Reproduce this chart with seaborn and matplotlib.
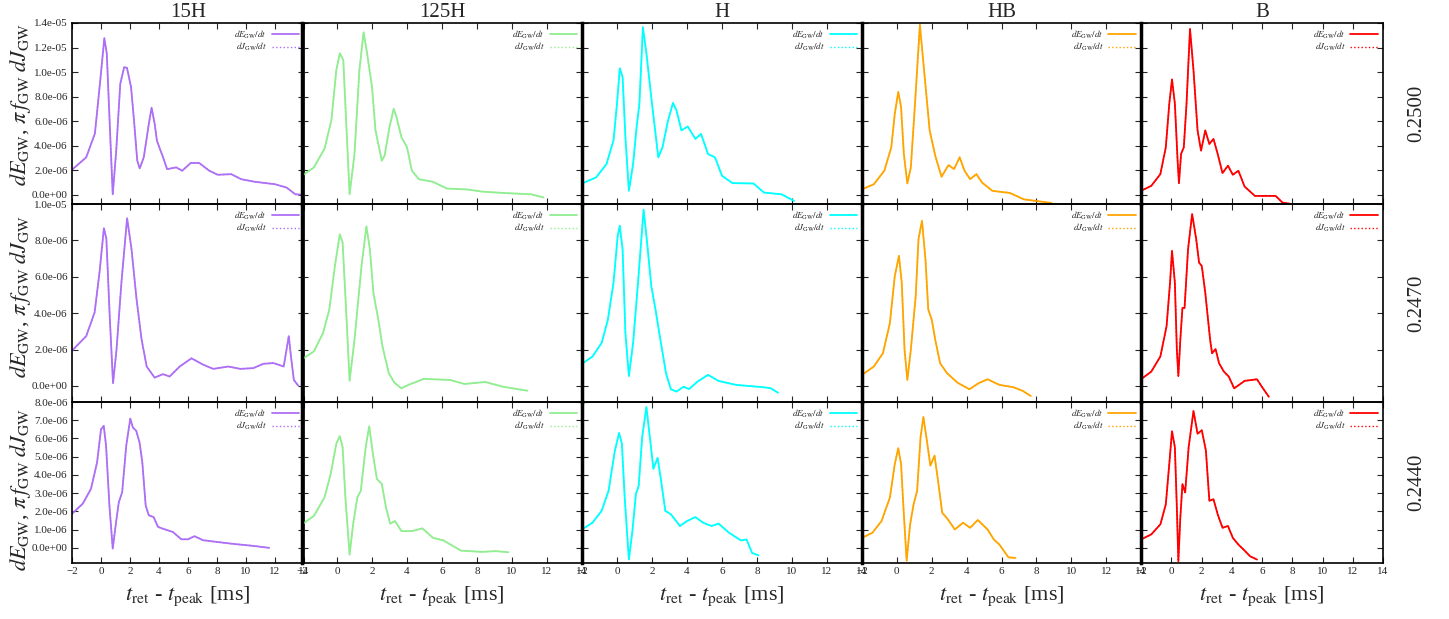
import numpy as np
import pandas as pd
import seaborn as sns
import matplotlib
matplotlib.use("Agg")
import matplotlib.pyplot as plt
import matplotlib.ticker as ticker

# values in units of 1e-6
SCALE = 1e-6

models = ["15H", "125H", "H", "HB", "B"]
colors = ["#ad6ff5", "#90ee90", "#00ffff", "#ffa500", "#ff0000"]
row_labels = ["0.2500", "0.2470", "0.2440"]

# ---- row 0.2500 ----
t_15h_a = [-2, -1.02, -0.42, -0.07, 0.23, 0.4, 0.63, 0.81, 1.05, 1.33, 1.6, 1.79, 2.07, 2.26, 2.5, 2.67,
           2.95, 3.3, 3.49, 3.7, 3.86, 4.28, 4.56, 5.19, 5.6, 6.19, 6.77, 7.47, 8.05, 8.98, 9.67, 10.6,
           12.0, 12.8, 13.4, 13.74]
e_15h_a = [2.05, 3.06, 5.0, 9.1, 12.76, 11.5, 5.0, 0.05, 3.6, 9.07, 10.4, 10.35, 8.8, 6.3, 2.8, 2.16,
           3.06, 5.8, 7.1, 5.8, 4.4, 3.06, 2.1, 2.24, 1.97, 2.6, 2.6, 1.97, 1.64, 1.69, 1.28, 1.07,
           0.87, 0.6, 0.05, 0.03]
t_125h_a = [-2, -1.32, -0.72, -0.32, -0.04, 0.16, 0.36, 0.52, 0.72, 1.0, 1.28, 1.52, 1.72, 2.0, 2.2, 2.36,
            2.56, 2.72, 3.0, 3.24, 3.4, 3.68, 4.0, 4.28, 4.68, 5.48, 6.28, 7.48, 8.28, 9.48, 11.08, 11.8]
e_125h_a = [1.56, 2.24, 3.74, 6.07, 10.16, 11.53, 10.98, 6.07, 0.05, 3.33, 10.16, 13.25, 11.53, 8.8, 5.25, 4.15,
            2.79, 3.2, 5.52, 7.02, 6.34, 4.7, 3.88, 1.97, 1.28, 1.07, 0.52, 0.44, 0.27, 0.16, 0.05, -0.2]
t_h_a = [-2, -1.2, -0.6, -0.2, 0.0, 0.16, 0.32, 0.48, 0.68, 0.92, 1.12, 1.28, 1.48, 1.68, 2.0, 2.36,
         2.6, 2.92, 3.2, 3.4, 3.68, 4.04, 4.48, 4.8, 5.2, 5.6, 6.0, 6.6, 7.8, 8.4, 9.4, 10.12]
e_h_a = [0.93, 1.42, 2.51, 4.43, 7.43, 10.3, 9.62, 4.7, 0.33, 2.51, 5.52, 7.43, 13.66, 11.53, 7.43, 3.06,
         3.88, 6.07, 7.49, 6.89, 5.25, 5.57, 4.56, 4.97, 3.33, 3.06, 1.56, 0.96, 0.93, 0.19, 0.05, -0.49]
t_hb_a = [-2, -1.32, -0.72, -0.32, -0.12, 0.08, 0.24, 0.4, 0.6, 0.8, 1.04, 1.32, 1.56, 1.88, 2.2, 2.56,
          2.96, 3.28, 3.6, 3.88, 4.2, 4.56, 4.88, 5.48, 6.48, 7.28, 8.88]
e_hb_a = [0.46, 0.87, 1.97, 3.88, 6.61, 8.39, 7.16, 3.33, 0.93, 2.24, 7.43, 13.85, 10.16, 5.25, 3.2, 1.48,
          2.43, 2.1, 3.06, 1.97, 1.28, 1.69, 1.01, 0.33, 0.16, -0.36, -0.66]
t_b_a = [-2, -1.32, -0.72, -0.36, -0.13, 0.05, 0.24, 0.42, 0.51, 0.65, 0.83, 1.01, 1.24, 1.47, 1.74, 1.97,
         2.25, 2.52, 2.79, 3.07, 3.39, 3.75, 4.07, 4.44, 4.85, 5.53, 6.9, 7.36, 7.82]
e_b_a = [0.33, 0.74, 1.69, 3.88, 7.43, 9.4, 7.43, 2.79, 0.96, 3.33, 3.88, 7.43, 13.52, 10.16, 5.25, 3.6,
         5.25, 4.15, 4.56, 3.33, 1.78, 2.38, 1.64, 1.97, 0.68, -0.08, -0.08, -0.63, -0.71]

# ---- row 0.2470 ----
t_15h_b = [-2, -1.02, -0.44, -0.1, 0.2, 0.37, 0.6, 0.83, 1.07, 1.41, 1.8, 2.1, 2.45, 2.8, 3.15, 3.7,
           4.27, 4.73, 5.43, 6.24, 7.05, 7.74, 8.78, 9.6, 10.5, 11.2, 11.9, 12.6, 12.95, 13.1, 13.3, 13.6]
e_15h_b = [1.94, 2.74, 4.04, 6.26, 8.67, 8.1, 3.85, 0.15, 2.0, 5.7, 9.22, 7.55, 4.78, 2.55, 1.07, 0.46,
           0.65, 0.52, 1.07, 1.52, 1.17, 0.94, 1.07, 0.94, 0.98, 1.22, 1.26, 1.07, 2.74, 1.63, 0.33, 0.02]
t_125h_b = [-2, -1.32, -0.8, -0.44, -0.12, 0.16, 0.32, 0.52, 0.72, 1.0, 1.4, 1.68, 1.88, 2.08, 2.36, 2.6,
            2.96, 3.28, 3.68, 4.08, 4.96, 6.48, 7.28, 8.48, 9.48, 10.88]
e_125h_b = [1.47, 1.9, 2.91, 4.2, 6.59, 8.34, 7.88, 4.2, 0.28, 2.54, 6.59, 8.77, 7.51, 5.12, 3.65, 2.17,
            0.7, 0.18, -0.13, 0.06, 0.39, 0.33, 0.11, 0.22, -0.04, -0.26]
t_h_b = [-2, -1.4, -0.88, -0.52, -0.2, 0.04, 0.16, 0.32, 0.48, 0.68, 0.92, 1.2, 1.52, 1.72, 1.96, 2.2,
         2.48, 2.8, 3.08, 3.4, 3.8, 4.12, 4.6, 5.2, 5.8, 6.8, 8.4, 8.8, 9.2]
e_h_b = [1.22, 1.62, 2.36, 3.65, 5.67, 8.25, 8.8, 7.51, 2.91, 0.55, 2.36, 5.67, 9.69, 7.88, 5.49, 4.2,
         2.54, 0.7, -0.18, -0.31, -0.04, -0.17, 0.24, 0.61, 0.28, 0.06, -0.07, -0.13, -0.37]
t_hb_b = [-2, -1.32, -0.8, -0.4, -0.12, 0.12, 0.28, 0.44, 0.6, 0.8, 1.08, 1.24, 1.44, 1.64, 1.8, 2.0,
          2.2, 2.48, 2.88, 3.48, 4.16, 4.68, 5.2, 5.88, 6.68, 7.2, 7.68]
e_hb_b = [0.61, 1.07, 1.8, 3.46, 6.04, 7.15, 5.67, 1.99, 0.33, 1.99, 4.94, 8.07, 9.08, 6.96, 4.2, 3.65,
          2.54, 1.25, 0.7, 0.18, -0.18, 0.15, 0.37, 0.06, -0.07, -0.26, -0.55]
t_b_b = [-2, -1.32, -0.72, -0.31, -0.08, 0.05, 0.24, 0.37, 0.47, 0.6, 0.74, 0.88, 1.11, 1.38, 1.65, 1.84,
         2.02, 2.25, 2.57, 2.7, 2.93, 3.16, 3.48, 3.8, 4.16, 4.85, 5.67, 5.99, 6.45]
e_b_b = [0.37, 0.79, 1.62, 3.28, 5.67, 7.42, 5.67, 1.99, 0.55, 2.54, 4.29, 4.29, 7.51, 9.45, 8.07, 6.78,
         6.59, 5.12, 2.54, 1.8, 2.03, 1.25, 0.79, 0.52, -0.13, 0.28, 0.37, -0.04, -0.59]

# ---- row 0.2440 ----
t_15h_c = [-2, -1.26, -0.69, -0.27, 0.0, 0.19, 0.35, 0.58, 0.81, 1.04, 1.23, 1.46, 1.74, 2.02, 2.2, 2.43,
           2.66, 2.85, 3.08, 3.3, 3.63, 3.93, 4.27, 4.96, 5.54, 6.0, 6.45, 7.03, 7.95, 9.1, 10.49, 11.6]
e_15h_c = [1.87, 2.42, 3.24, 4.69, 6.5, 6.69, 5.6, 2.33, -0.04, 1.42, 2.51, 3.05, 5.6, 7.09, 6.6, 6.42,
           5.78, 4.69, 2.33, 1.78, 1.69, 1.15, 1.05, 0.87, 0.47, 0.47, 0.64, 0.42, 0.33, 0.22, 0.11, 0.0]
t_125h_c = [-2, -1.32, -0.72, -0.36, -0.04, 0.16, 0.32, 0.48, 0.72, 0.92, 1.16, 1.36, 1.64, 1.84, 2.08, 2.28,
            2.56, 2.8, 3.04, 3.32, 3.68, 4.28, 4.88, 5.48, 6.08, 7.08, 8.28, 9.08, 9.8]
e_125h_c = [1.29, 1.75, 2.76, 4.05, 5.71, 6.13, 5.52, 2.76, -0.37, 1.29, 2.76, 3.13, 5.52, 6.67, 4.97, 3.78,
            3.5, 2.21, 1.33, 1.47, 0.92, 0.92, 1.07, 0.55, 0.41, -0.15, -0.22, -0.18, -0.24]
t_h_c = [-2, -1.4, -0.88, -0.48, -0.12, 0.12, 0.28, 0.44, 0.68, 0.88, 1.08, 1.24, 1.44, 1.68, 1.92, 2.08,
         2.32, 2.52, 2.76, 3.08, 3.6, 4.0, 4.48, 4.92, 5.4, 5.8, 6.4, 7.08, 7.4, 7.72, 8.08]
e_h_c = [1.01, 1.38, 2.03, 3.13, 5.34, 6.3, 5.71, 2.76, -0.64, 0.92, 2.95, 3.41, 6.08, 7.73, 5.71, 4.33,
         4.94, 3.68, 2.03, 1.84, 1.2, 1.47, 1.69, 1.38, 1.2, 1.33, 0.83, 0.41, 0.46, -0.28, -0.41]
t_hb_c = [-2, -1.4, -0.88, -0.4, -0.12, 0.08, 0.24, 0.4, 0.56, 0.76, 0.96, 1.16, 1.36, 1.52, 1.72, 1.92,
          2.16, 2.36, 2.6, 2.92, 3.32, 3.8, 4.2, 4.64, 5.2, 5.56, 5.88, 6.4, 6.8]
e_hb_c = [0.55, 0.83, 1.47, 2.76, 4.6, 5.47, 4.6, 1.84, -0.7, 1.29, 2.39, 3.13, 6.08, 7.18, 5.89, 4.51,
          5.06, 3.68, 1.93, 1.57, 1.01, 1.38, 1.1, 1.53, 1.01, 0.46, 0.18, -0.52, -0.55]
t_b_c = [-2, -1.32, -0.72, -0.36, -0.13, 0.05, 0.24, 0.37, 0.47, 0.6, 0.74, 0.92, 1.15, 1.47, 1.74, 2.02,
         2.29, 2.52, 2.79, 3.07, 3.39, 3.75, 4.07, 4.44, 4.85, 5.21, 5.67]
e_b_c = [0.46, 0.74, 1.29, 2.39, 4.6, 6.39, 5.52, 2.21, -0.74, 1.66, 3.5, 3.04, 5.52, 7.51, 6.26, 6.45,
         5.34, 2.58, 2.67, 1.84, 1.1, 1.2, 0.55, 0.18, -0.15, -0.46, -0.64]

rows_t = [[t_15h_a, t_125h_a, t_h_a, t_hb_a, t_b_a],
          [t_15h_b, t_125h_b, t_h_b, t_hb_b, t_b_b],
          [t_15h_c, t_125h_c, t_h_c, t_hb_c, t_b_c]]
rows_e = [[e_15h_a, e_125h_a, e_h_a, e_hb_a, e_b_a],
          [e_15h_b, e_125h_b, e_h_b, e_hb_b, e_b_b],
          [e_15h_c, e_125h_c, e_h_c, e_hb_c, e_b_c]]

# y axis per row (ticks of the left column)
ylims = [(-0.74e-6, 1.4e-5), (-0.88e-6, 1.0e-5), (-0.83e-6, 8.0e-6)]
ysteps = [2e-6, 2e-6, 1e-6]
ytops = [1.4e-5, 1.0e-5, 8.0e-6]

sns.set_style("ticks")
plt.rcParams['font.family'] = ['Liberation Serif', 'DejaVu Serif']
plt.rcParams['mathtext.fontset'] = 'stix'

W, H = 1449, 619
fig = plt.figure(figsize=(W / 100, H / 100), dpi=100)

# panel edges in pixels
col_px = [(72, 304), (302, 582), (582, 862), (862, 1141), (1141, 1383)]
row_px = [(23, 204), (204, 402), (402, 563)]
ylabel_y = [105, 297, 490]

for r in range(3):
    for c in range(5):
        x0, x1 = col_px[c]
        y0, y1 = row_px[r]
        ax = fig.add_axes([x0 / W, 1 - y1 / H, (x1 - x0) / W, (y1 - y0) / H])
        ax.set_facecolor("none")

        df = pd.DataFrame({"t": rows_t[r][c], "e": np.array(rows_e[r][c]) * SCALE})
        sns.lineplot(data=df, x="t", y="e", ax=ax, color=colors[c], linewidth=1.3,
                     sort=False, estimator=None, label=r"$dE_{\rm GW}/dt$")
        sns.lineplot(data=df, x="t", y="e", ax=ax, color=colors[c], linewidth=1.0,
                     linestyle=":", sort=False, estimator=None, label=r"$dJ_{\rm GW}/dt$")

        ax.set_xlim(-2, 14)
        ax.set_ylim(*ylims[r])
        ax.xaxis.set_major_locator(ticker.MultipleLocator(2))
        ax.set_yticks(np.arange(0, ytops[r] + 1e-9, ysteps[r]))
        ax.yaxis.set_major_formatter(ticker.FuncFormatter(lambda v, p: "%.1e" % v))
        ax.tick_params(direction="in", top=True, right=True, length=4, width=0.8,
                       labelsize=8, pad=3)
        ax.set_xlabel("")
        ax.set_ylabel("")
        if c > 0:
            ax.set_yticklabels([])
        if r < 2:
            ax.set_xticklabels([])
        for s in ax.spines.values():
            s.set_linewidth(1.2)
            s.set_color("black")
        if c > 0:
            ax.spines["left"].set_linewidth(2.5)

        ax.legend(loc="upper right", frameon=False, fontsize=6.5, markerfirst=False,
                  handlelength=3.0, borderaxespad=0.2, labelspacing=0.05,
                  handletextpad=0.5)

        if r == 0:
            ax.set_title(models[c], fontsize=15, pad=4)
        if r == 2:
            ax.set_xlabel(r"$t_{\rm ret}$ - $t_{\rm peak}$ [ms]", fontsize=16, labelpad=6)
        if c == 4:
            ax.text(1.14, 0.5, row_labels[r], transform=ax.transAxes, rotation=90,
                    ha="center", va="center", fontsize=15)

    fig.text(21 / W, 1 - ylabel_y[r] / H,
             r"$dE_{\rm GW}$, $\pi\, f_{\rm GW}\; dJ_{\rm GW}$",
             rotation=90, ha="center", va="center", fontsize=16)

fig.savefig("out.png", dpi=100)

● ● ● ● ● ● ●

▶ [Exercise]
Pictures stay out. Repeat only the lines from the beginning of the data through the line that has "SCALE = 1e-6".

▶ [Response]
Reproduce this chart with seaborn and matplotlib.
import numpy as np
import pandas as pd
import seaborn as sns
import matplotlib
matplotlib.use("Agg")
import matplotlib.pyplot as plt
import matplotlib.ticker as ticker

# values in units of 1e-6
SCALE = 1e-6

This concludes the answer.